When investors look back at 2020, the big story will invariably be the coronavirus pandemic. That makes total sense given the worldwide impact and the disruption it caused to everyday life. That's the backstory for the stock market gains at real estate investment trust Digital Realty: As non-essential businesses got shut down and people practiced social distancing, much of the world shifted online. And Digital Realty owns a global portfolio of roughly 280 data centers.
In fact, through the first nine months of 2020, Digital Realty's rental revenue was up 17% year over year. So it basically didn't skip a beat despite the pandemic as it continued to push forward on its growth agenda. Investors seeking out safe real estate harbors during the storm flocked to the stock based on its continued success and its digital focus. That makes pretty good sense.
At the other ends of the spectrum were names like W.P. Carey and Brookfield Property, which both own diversified portfolios. W.P. Carey's business spans across the industrial (24% of rents), warehouse (23%), office (23%), retail (17%), and self-storage (5%) sectors (a sizable "other" category makes up the rest). While the industrial and warehouse portfolios were net beneficiaries of the online shift (thanks to internet retailing), office and retail were both on the losing end of the stick in 2020. Investors reacted by selling the stock, despite the fact that its rent collection rates never dipped below 96%. For long-term investors, however, this might actually be a buying opportunity -- and note that the REIT's generous 5.9% yield is backed by over two decades of annual dividend increases (including four in 2020).
Brookfield Property is also diversified, but it's in even "worse" property segments, which helps explain why it was the biggest laggard of this trio. The master limited partnership's portfolio is spread across the office, retail, multifamily, industrial, hospitality, triple net lease, self-storage, student housing, and manufactured housing sectors. The "retail" component, meanwhile, is largely malls, one of the hardest-hit sectors. That said, the office component wasn't far behind, given that social distancing also meant working from home became a big trend. Those two segments make up roughly 85% of Brookfield Property's rent roll, so its positioning going into the coronavirus pandemic was extremely bad.
That's notable because management was questioned about the distribution's safety during Brookfield Property's third-quarter 2020 earnings conference call -- even after a roughly 10% distribution cut in the second quarter. Basically, the partnership is sticking to the current payout for now because it believes that performance will improve, even though it may mean leaning on the balance sheet to cover the payment. That's not the case at W.P. Carey -- so the sell-off at Brookfield Property may have it looking cheap right now, but it's probably more appropriate for aggressive investors.
That is even more true now that Brookfield Property's external manager, Brookfield Asset Management (NYSE:BAM) has offered to buy the shares of Brookfield Property that it doesn't already own for $16.50 per share.

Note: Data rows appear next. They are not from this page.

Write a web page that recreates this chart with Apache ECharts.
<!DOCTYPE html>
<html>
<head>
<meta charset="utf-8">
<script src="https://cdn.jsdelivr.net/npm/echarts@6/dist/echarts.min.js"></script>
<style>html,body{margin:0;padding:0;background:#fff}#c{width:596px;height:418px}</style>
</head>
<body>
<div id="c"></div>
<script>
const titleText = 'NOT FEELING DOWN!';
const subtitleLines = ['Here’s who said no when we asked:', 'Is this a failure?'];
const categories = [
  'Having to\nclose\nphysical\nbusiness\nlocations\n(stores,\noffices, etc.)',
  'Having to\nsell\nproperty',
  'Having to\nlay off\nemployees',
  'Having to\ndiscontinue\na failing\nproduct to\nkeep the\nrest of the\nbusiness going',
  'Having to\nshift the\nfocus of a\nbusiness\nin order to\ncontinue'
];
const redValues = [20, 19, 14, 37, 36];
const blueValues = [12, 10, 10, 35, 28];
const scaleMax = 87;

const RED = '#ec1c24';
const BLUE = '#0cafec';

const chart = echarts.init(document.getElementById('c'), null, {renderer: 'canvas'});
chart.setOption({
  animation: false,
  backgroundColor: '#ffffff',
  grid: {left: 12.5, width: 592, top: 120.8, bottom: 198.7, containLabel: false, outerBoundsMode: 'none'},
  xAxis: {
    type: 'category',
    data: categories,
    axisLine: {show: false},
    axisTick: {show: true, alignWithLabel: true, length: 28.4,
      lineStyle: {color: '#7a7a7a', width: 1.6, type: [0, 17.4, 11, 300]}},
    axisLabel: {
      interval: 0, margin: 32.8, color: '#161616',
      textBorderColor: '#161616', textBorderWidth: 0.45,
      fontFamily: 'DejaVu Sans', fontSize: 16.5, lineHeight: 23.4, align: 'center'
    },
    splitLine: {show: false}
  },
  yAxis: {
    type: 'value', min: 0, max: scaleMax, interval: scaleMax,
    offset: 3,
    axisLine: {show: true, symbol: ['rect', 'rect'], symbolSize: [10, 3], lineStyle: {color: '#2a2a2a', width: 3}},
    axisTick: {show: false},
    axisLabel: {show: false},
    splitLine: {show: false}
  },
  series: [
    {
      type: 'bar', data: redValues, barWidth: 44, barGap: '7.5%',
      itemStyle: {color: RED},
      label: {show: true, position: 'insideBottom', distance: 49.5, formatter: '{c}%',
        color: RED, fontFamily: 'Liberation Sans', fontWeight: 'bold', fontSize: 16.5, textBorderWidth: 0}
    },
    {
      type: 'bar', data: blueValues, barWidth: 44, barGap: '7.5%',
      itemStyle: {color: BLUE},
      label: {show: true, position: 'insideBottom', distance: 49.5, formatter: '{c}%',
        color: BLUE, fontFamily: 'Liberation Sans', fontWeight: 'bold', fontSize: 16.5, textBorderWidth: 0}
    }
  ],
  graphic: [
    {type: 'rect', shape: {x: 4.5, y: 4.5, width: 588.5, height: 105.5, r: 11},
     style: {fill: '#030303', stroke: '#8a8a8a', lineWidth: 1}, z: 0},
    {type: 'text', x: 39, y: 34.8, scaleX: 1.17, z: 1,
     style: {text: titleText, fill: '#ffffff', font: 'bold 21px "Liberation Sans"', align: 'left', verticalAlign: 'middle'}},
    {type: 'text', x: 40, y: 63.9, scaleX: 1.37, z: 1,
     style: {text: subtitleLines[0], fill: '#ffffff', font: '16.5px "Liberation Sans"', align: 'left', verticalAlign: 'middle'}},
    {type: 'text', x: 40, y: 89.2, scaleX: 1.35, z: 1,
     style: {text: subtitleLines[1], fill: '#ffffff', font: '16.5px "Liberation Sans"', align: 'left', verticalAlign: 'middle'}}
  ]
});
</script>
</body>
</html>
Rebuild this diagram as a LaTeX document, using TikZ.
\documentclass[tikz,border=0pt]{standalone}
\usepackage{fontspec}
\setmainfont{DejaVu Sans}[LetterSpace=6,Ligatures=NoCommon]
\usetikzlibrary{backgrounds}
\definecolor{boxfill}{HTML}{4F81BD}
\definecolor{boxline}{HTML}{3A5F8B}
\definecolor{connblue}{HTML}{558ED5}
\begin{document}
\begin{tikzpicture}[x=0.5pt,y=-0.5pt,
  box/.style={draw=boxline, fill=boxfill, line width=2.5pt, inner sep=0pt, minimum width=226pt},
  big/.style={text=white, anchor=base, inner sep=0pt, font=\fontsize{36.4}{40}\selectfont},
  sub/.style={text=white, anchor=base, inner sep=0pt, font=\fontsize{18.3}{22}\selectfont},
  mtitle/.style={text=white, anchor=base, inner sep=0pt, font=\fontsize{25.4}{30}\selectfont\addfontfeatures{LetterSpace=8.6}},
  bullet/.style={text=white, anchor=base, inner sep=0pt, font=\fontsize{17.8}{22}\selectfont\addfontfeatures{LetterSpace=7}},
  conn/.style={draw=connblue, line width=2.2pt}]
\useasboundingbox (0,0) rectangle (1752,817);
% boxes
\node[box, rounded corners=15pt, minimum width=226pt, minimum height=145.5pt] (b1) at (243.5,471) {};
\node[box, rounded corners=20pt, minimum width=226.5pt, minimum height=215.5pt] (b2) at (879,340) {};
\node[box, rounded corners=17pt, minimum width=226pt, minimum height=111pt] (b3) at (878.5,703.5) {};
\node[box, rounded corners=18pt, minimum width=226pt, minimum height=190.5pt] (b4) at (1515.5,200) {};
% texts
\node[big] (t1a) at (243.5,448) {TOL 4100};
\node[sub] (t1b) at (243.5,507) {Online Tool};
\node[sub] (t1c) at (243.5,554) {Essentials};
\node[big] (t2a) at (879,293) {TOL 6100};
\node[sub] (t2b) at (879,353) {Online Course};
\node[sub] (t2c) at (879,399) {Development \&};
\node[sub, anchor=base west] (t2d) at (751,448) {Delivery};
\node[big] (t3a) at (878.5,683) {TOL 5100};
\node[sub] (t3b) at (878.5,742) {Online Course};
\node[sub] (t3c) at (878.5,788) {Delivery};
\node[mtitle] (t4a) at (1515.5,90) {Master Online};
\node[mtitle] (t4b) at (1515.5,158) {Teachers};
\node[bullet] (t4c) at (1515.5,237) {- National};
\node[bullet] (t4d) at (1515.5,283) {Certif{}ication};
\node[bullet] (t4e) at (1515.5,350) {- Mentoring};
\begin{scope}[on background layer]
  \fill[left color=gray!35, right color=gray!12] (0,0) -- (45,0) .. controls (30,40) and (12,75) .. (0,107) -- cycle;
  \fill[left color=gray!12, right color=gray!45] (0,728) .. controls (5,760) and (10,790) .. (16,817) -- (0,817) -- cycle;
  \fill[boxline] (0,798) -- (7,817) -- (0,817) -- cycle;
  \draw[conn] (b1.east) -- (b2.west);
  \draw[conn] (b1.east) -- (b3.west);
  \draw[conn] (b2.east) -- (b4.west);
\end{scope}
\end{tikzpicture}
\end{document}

Brookfield Asset Management tends to be fairly opportunistic when it comes to buying and selling assets. So it's likely that Brookfield Asset Management either believes Brookfield Property is trading on the cheap or it wants to sit with the current property investments until they rebound without Wall Street looking over its shoulder. Brookfield Property rose on the news, erasing a portion of the 2020 loss, but now its really more of a special situations play, which is a type of investing that requires a little more work and, at times, risk.
The divergent fortunes of Digital Realty, W.P. Carey, and Brookfield Property in 2020 provide an interesting look at both the reality that REITs faced last year and the impact of investor sentiment. Digital Realty was in the right place at the right time, and investors logically rewarded it for that. W.P. Carey has a mix of assets, but its underlying performance was quite strong. Being in a few of the out-of-favor sectors, however, led investors to dump the stock -- perhaps opening up a buying opportunity for long-term investors. Brookfield Property's business, meanwhile, is heavily weighted toward office and malls, two of the worst-performing segments of the REIT space last year. And while the stock has made news-driven gains on the first trading day of 2021, the buyout offer from parent Brookfield Asset Management has turned it into a special situation stock, which isn't a great fit for most investors.
All in all, 2020 was a rough year for REITs -- but if you look closely enough, there are still some bright spots, and perhaps even some buying opportunities as 2021 gets under way.